2. The position measuring device according to claim 1, wherein the sensor includes a magnetoresistive sensor.

3. The position measuring device according to claim 1, wherein the sensor is adapted to achieves maximum sensitivity at an orientation of a magnetic field featuring field lines that are orthogonal to the working distance.

4. The position measuring device according to claim 1, wherein the first clearance is at least 1.5 times as large as the second clearance.

5. The position measuring device according to claim 1, wherein the first clearance is at least n times as large as the second clearance, n being an even natural number.

6. The position measuring device according to claim 5, wherein n is 2.

7. The position measuring device according to claim 1, wherein the measuring standard includes a third section arranged between two second sections and having no magnetization.
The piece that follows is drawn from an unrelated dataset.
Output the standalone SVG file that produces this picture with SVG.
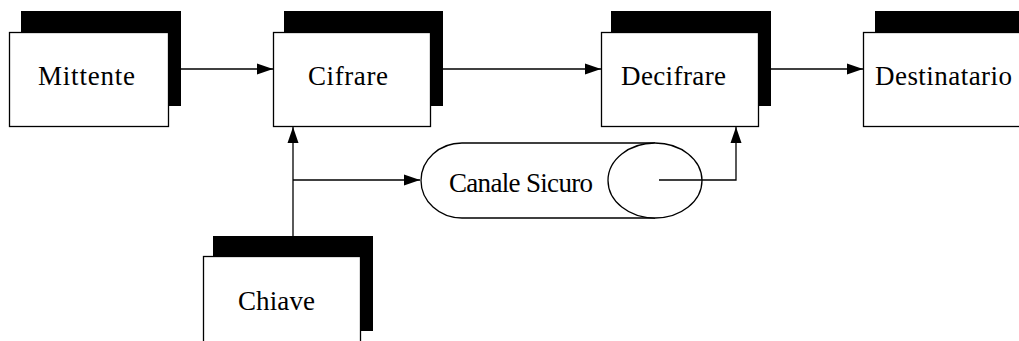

8. The position measuring device according to claim 1, wherein the measuring standard has different clearances between two like poles.

9. The position measuring device according to claim 1, wherein the measuring standard is arranged as an angle scale.

10. The position measuring device according to claim 9, wherein the measuring standard is arranged as a cylinder and the magnetization is provided on a lateral surface of the cylinder.